§ **Given information**
★ ★ ★

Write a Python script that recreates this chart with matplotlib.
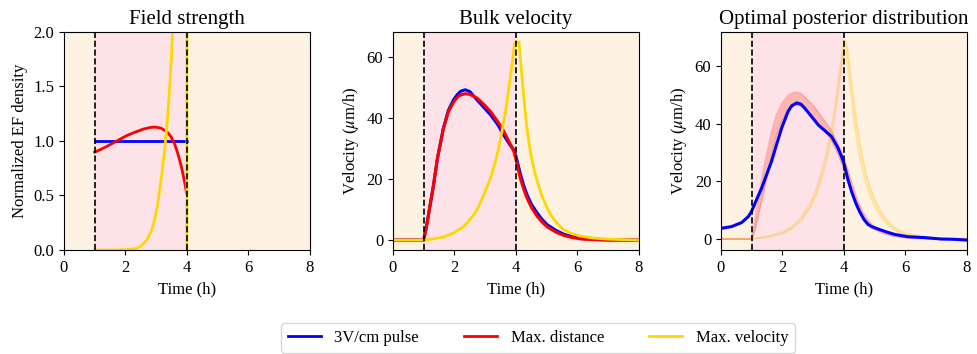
import matplotlib
matplotlib.use("Agg")
import matplotlib.pyplot as plt
from matplotlib.lines import Line2D

plt.rcParams['font.family'] = ['Liberation Serif', 'DejaVu Serif']
plt.rcParams['mathtext.fontset'] = 'stix'

# ---------------- data ----------------
titles = ["Field strength", "Bulk velocity", "Optimal posterior distribution"]
legend_labels = ["3V/cm pulse", "Max. distance", "Max. velocity"]
xticks = [0, 2, 4, 6, 8]
pulse_start, pulse_end = 1.0, 4.0

# Panel 1: normalized field
field_pulse_t = [1.0, 4.0]
field_pulse_v = [1.0, 1.0]
field_dist_t = [1.0, 1.25, 1.49, 1.75, 2.03, 2.3, 2.58, 2.8, 2.96, 3.15, 3.34, 3.48, 3.61, 3.72, 3.83, 3.92, 3.99]
field_dist_v = [0.898, 0.93, 0.965, 1.005, 1.048, 1.08, 1.109, 1.124, 1.128, 1.118, 1.088, 1.04, 0.965, 0.87, 0.75, 0.63, 0.52]
field_vel_t = [1.0, 1.5, 2.0, 2.2, 2.36, 2.5, 2.69, 2.85, 2.96, 3.05, 3.12, 3.18, 3.23, 3.29, 3.34, 3.4, 3.45, 3.5, 3.53, 3.6, 3.8, 3.999, 4.0]
field_vel_v = [0.0, 0.0, 0.003, 0.008, 0.015, 0.035, 0.09, 0.18, 0.29, 0.42, 0.57, 0.69, 0.81, 0.96, 1.12, 1.33, 1.55, 1.8, 1.99, 2.6, 4.5, 8.0, 0.0]

# Panel 2: bulk velocity
vel_t = [0, 1.0, 1.1, 1.2, 1.32, 1.45, 1.64, 1.8, 1.97, 2.1, 2.2, 2.35, 2.5, 2.73, 2.95, 3.17, 3.4,
         3.6, 3.8, 3.93, 4.0, 4.08, 4.15, 4.25, 4.36, 4.5, 4.69, 4.85, 5.02, 5.3, 5.56, 5.8, 6.1, 6.5, 7.0, 8.0]
vel_pulse = [0, 0, 5, 11, 18.1, 27, 36.7, 42.5, 46, 47.8, 48.8, 49.3, 48.7, 46, 43.6, 41.1, 38,
             34.5, 31.3, 29.6, 27.5, 24.3, 21.4, 18, 14.9, 11.8, 8.9, 6.8, 5.0, 3.2, 1.9, 1.2, 0.5, 0.2, 0.05, 0]
vel_dist = [0, 0, 5, 11, 18.1, 27, 36.5, 42, 45.3, 46.9, 47.6, 48.0, 47.8, 46.6, 44.6, 42.2, 39,
            35.8, 31.8, 29.2, 26.5, 23.0, 20.0, 16.8, 13.8, 10.8, 7.8, 5.9, 4.3, 2.6, 1.5, 0.9, 0.4, 0.15, 0.04, 0]
vel_vel_t = [0, 1.0, 1.32, 1.64, 1.97, 2.3, 2.45, 2.63, 2.77, 2.9, 3.03, 3.17, 3.26, 3.35, 3.43, 3.5,
             3.58, 3.65, 3.71, 3.77, 3.82, 3.87, 3.92, 3.96, 4.1, 4.14, 4.18, 4.25, 4.3, 4.35, 4.41,
             4.47, 4.55, 4.63, 4.72, 4.8, 4.88, 4.97, 5.05, 5.13, 5.25, 5.35, 5.45, 5.56, 5.8, 6.1,
             6.5, 7.0, 8.0]
vel_vel_v = [0, 0, 0.4, 1.0, 2.3, 4.5, 6.1, 8.3, 10.7, 13.5, 16.7, 20.3, 23.2, 26.5, 29.8, 33.4,
             37.5, 41.5, 45.5, 49.8, 53.5, 57.5, 61.5, 64.6, 65, 60, 55.5, 47.6, 42.3, 37.5, 33,
             29, 25, 21.5, 18.5, 16, 13.6, 11.6, 9.8, 8.3, 6.6, 5.4, 4.3, 3.4, 2.2, 1.3,
             0.7, 0.3, 0.0]

# Panel 3: optimal posterior
post_t = [0, 0.34, 0.67, 0.89, 1.0, 1.15, 1.32, 1.48, 1.64, 1.8, 1.97, 2.18, 2.3, 2.46, 2.6, 2.73, 2.95,
          3.17, 3.4, 3.6, 3.81, 3.92, 4.0, 4.12, 4.25, 4.38, 4.51, 4.65, 4.78, 4.9, 5.0, 5.21, 5.43, 5.65,
          6.08, 6.62, 7.16, 7.6, 7.97]
post_pulse = [3.7, 4.3, 5.7, 7.8, 9.7, 13.5, 17.6, 22.2, 26.8, 32.5, 38.4, 44.2, 46.2, 47.2, 46.8, 45.3, 42.4,
              39.5, 37.4, 35.5, 31.5, 28.6, 26.2, 21.0, 16.4, 12.6, 9.5, 6.8, 5.1, 4.3, 3.9, 3.1, 2.3, 1.6,
              0.8, 0.5, 0.0, -0.1, -0.35]
band_red_t = [0, 1.0, 1.1, 1.2, 1.4, 1.64, 1.8, 2.0, 2.2, 2.4, 2.6, 2.8, 3.0, 3.2, 3.4, 3.6, 3.8, 4.0,
              4.2, 4.4, 4.6, 4.8, 5.0, 5.3, 5.6, 6.0, 6.5, 7.0, 8.0]
band_red_lo = [0, 0, 3, 7.5, 17, 29, 36, 41.5, 45, 46.5, 46, 44.5, 42.5, 40, 37, 34, 29.5, 24,
               17.5, 11.5, 7.5, 4.8, 3.3, 1.8, 1.0, 0.4, 0.15, 0.05, 0]
band_red_hi = [0, 0, 6.5, 13, 25, 37, 43, 47.5, 50, 51, 50.5, 48.5, 46.3, 43.5, 40.5, 37.5, 33, 28,
               21.5, 14.5, 9.5, 6.3, 4.3, 2.5, 1.5, 0.7, 0.3, 0.1, 0]
band_yel_t = [0, 1.0, 1.5, 2.0, 2.3, 2.6, 2.9, 3.1, 3.3, 3.45, 3.6, 3.7, 3.8, 3.88, 3.95, 4.0, 4.06,
              4.12, 4.2, 4.3, 4.41, 4.5, 4.6, 4.7, 4.85, 5.0, 5.2, 5.35, 5.49, 5.65, 5.8, 6.0, 6.5, 7.0, 8.0]
band_yel_lo = [0, 0, 0.6, 1.9, 3.6, 6.3, 11, 15.5, 22, 28, 36, 42.5, 50, 56.5, 62, 64.5, 65,
               60, 52, 43, 34.5, 29, 24, 19.8, 15, 11.3, 7.8, 5.8, 4.3, 3.1, 2.3, 1.6, 0.7, 0.25, 0.0]
band_yel_hi = [0, 0, 0.9, 2.4, 4.3, 7.3, 12.5, 17.5, 24.5, 31, 39.5, 46, 53.5, 60, 65.5, 68, 68.5,
               65.5, 58.5, 49.5, 40.5, 34.5, 28.5, 23.5, 18, 13.8, 9.6, 7.2, 5.5, 4.0, 3.0, 2.1, 1.0, 0.4, 0.05]

# ---------------- style ----------------
C_BLUE = 'blue'
C_RED = 'red'
C_YEL = 'gold'
BG_OUT = '#FEF2E2'
BG_IN = '#FDE3E8'

fig = plt.figure(figsize=(9.78, 3.54), dpi=100)
bottom, height = 0.2938, 0.6158
lefts = [0.0654, 0.4018, 0.7372]
width = 0.2515
axes = [fig.add_axes([l, bottom, width, height]) for l in lefts]

for ax in axes:
    ax.axvspan(0, 8, color=BG_OUT, zorder=0, lw=0)
    ax.axvspan(pulse_start, pulse_end, color=BG_IN, zorder=0.5, lw=0)
    ax.axvline(pulse_start, color='black', ls='--', lw=1.2, zorder=5)
    ax.axvline(pulse_end, color='black', ls='--', lw=1.2, zorder=5)
    ax.set_xlim(0, 8)
    ax.set_xticks(xticks)
    ax.set_xlabel("Time (h)", fontsize=12)
    ax.tick_params(labelsize=12)

# Panel 1
ax = axes[0]
ax.plot(field_pulse_t, field_pulse_v, color=C_BLUE, lw=2, zorder=2)
ax.plot(field_dist_t, field_dist_v, color=C_RED, lw=2, zorder=2)
ax.plot(field_vel_t, field_vel_v, color=C_YEL, lw=2, zorder=2)
ax.set_ylim(0, 2)
ax.set_yticks([0, 0.5, 1.0, 1.5, 2.0])
ax.set_ylabel("Normalized EF density", fontsize=12)
ax.set_title(titles[0], fontsize=15)

# Panel 2
ax = axes[1]
ax.plot(vel_t, vel_pulse, color=C_BLUE, lw=2.2, zorder=2)
ax.plot(vel_t, vel_dist, color=C_RED, lw=2.2, zorder=2)
ax.plot(vel_vel_t, vel_vel_v, color=C_YEL, lw=2, zorder=2)
ax.set_ylim(-3.25, 68.25)
ax.set_yticks([0, 20, 40, 60])
ax.set_ylabel(r"Velocity ($\mu$m/h)", fontsize=12)
ax.set_title(titles[1], fontsize=15)

# Panel 3
ax = axes[2]
ax.fill_between(band_red_t, band_red_lo, band_red_hi, color='salmon', alpha=0.45, lw=0, zorder=1)
ax.plot(band_red_t, band_red_lo, color='salmon', alpha=0.45, lw=1.2, zorder=1)
ax.plot(band_red_t, band_red_hi, color='salmon', alpha=0.45, lw=1.2, zorder=1)
ax.fill_between(band_yel_t, band_yel_lo, band_yel_hi, color=C_YEL, alpha=0.22, lw=0, zorder=1.2)
ax.plot(band_yel_t, band_yel_lo, color='orange', alpha=0.22, lw=1.2, zorder=1.2)
ax.plot(band_yel_t, band_yel_hi, color='orange', alpha=0.22, lw=1.2, zorder=1.2)
ax.plot(post_t, post_pulse, color=C_BLUE, lw=2.2, zorder=3)
ax.set_ylim(-3.8, 71.8)
ax.set_yticks([0, 20, 40, 60])
ax.set_ylabel(r"Velocity ($\mu$m/h)", fontsize=12)
ax.set_title(titles[2], fontsize=15)

handles = [Line2D([], [], color=c, lw=2) for c in (C_BLUE, C_RED, C_YEL)]
fig.legend(handles, legend_labels, loc='lower center', ncol=3, fontsize=12,
           bbox_to_anchor=(0.55, -0.02), columnspacing=2.7)

fig.savefig("out.png", dpi=100)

★ ★ ★

§ **Given request**
Return exactly what appears from the opening line of the material through the line with "pulse_start, pulse_end = 1.0, 4.0", apart from the pictures.

§ **Full answer**
Write a Python script that recreates this chart with matplotlib.
import matplotlib
matplotlib.use("Agg")
import matplotlib.pyplot as plt
from matplotlib.lines import Line2D

plt.rcParams['font.family'] = ['Liberation Serif', 'DejaVu Serif']
plt.rcParams['mathtext.fontset'] = 'stix'

# ---------------- data ----------------
titles = ["Field strength", "Bulk velocity", "Optimal posterior distribution"]
legend_labels = ["3V/cm pulse", "Max. distance", "Max. velocity"]
xticks = [0, 2, 4, 6, 8]
pulse_start, pulse_end = 1.0, 4.0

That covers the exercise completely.